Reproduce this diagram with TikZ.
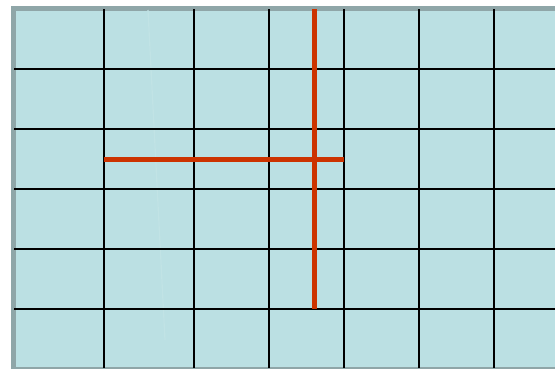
\documentclass[tikz,border=0pt]{standalone}
\usepackage{xcolor}
\definecolor{Water}   {RGB}{187, 224, 227}
\definecolor{Frame}   {RGB}{143, 166, 168}
\definecolor{Faint}   {RGB}{193, 227, 229}
\definecolor{Brick}   {RGB}{204,  51,   0}
\usepackage{tikz}
\usetikzlibrary{calc}

\begin{document}
\begin{tikzpicture}[x=1pt, y=-1pt,
  gridline/.style = {draw=black, line width=2pt},
  redbar/.style   = {draw=Brick, line width=5pt}
]
  \useasboundingbox (0,0) rectangle (555,368);

  %% sheet with grey frame
  \begin{scope}
    \clip (0,0) rectangle (555,368);
    \draw[Frame, fill=Water, line width=5pt]
      (13.5,8.5) rectangle (580,369);
  \end{scope}

  %% faint stroke
  \draw[Faint, line width=1.2pt] (148,10) -- (165,340);

  %% grid
  \foreach \gx in {104,194,269,344,419,494}
    \draw[gridline] (\gx,9) -- (\gx,368);
  \foreach \gy in {69,129,189,249,309}
    \draw[gridline] (14,\gy) -- (555,\gy);

  %% red cross
  \coordinate (hl) at (104,159);
  \coordinate (hr) at (344,159);
  \coordinate (vt) at (314,9);
  \coordinate (vb) at (314,309);
  \draw[redbar] (hl) -- (hr);
  \draw[redbar] (vt) -- (vb);
\end{tikzpicture}
\end{document}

##########

- [Written problem] Report every line in the data above in which the word "with" appears.

- [Final result]
Reproduce this diagram with TikZ.
  %% sheet with grey frame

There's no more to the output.